— Exercise goal —
Pictures excluded, return the lines below from the first through the line holding "plt.rcParams['font.family'] = ['Liberation".

* begin Data excerpt *

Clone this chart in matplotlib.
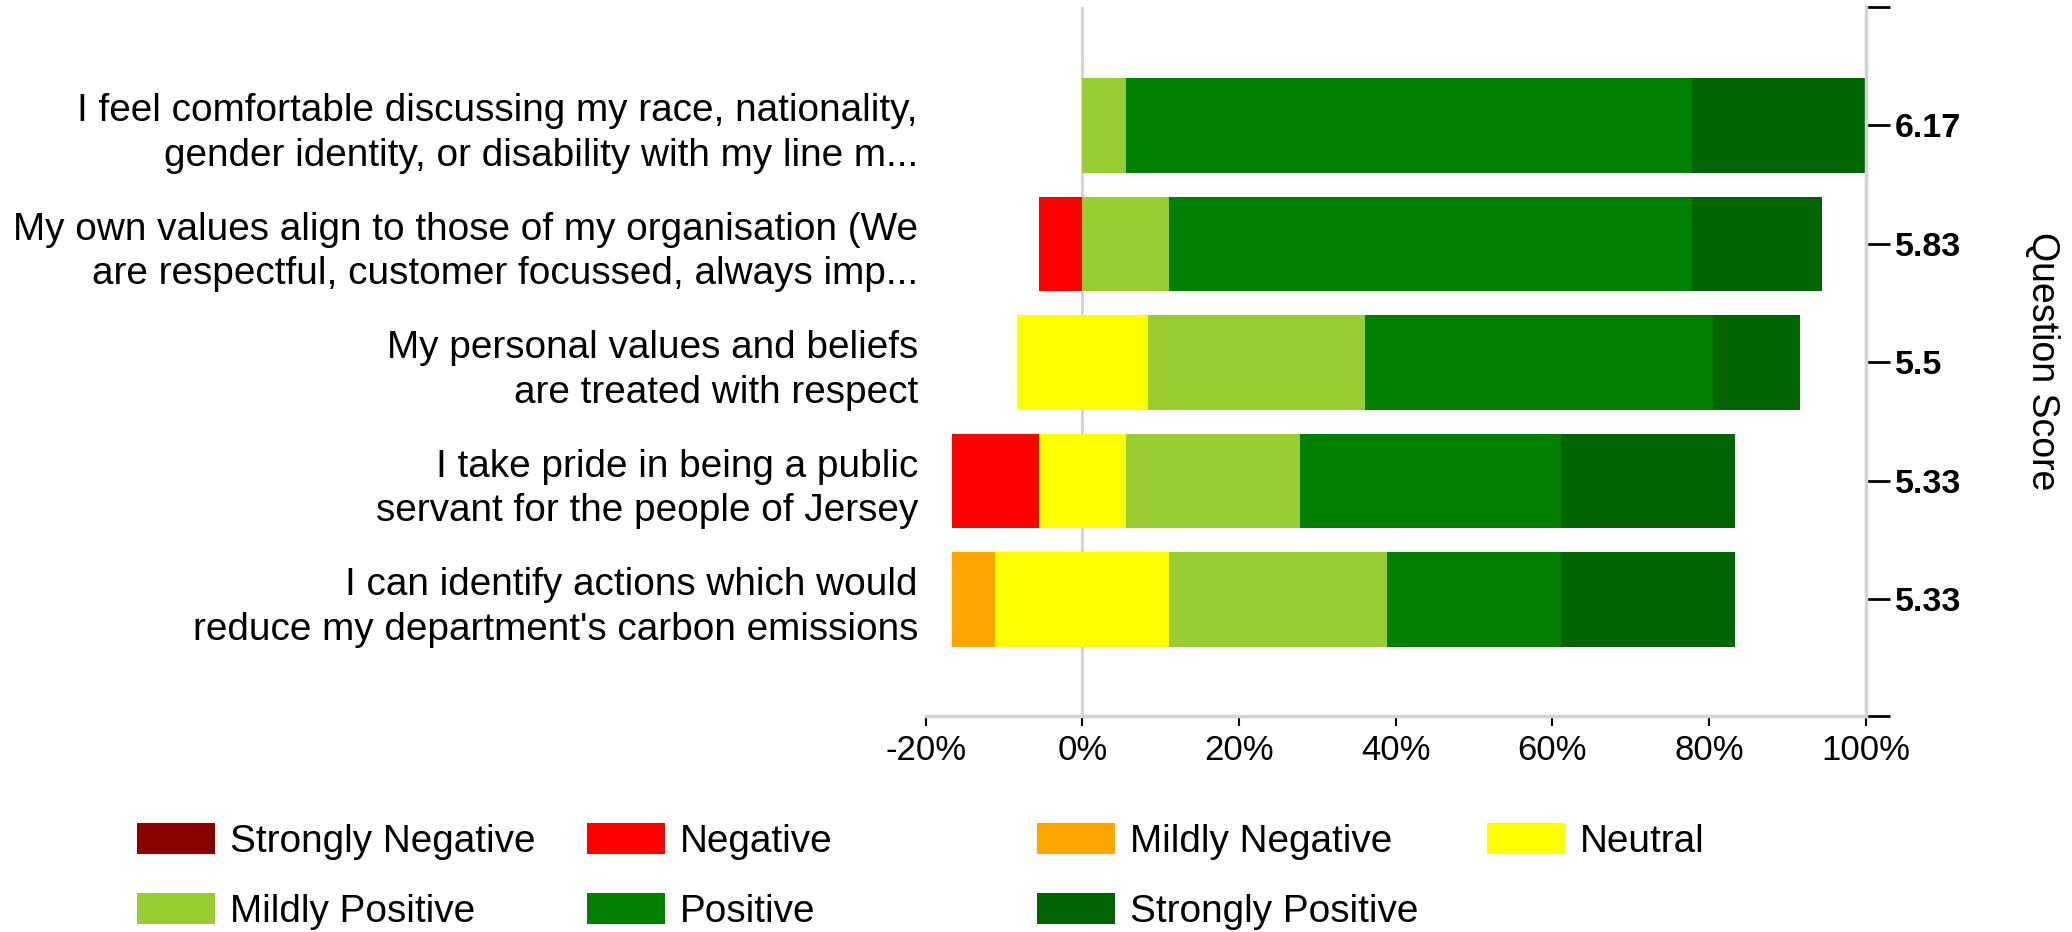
import matplotlib
matplotlib.use('Agg')
import matplotlib.pyplot as plt
from matplotlib.patches import Patch
import numpy as np

plt.rcParams['font.family'] = ['Liberation Sans', 'DejaVu Sans']

questions = [
    "I feel comfortable discussing my race, nationality,\ngender identity, or disability with my line m...",
    "My own values align to those of my organisation (We\nare respectful, customer focussed, always imp...",
    "My personal values and beliefs\nare treated with respect",
    "I take pride in being a public\nservant for the people of Jersey",
    "I can identify actions which would\nreduce my department's carbon emissions",
]
scores = ['6.17', '5.83', '5.5', '5.33', '5.33']

categories = ['Strongly Negative', 'Negative', 'Mildly Negative', 'Neutral',
              'Mildly Positive', 'Positive', 'Strongly Positive']
colors = ['#8b0000', '#ff0000', '#ffa500', '#ffff00', '#9acd32', '#008000', '#006400']

# percentages per category, one entry per question (top to bottom)
strongly_negative = [0, 0, 0, 0, 0]
negative = [0, 5.56, 0, 11.11, 0]
mildly_negative = [0, 0, 0, 0, 5.56]
neutral = [0, 0, 16.67, 11.11, 22.22]
mildly_positive = [5.56, 11.11, 27.78, 22.22, 27.78]
positive = [72.22, 66.67, 44.44, 33.33, 22.22]
strongly_positive = [22.22, 16.67, 11.11, 22.22, 22.22]

series = np.array([strongly_negative, negative, mildly_negative, neutral,
                   mildly_positive, positive, strongly_positive])

W, H = 2072, 932
fig = plt.figure(figsize=(W / 100, H / 100), dpi=100)
ax = fig.add_axes([925.6 / W, 1 - 715.5 / H, (1865.8 - 925.6) / W, (715.5 - 7) / H])

y = np.arange(len(questions))
# neutral is split around zero
start = -(series[0] + series[1] + series[2] + series[3] / 2)
left = start.copy()
for vals, col in zip(series, colors):
    ax.barh(y, vals, left=left, height=0.8, color=col, zorder=2)
    left = left + vals

ax.axvline(0, color='#d3d3d3', lw=2, zorder=0)
ax.set_xlim(-20, 100)
ax.set_ylim(4.98, -1.0)
ax.set_xticks([-20, 0, 20, 40, 60, 80, 100])
ax.set_xticklabels(['%d%%' % v for v in [-20, 0, 20, 40, 60, 80, 100]], fontsize=25)
ax.set_yticks(y)
ax.set_yticklabels(questions, fontsize=27.9, linespacing=1.3)
ax.tick_params(axis='y', length=0, pad=5.5)
ax.tick_params(axis='x', length=7, width=1.5, color='black', pad=6)
for s in ['top', 'left', 'right']:
    ax.spines[s].set_visible(False)
ax.spines['bottom'].set_color('#d3d3d3')
ax.spines['bottom'].set_linewidth(2.5)

ax2 = ax.twinx()
ax2.set_ylim(ax.get_ylim())
ax2.set_yticks(y)
ax2.set_yticklabels(scores, fontsize=24.5, fontweight='bold')
ax2.set_yticks([4.98, -1.0], minor=True)
ax2.tick_params(axis='y', which='both', length=17, width=2, color='black', pad=4)
for s in ['top', 'left', 'bottom']:
    ax2.spines[s].set_visible(False)
ax2.spines['right'].set_color('#d3d3d3')
ax2.spines['right'].set_linewidth(2.5)

fig.text(2042 / W, 1 - 361 / H, 'Question Score', rotation=270, fontsize=27,
         ha='center', va='center')

# legend laid out in four equal columns
col_x = [137, 587, 1037, 1487]
col_items = [[0, 4], [1, 5], [2, 6], [3]]
for cx, items in zip(col_x, col_items):
    handles = [Patch(facecolor=colors[i], edgecolor='none') for i in items]
    labels = [categories[i] for i in items]
    fig.legend(handles, labels, loc='upper left', bbox_to_anchor=(cx / W, 1 - 823 / H),
               frameon=False, fontsize=27.9, handlelength=2.0, handleheight=0.85,
               handletextpad=0.4, labelspacing=0.85, borderpad=0, borderaxespad=0)

fig.savefig('out.png', dpi=100)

* end Data excerpt *

— Correct output —
Clone this chart in matplotlib.
import matplotlib
matplotlib.use('Agg')
import matplotlib.pyplot as plt
from matplotlib.patches import Patch
import numpy as np

plt.rcParams['font.family'] = ['Liberation Sans', 'DejaVu Sans']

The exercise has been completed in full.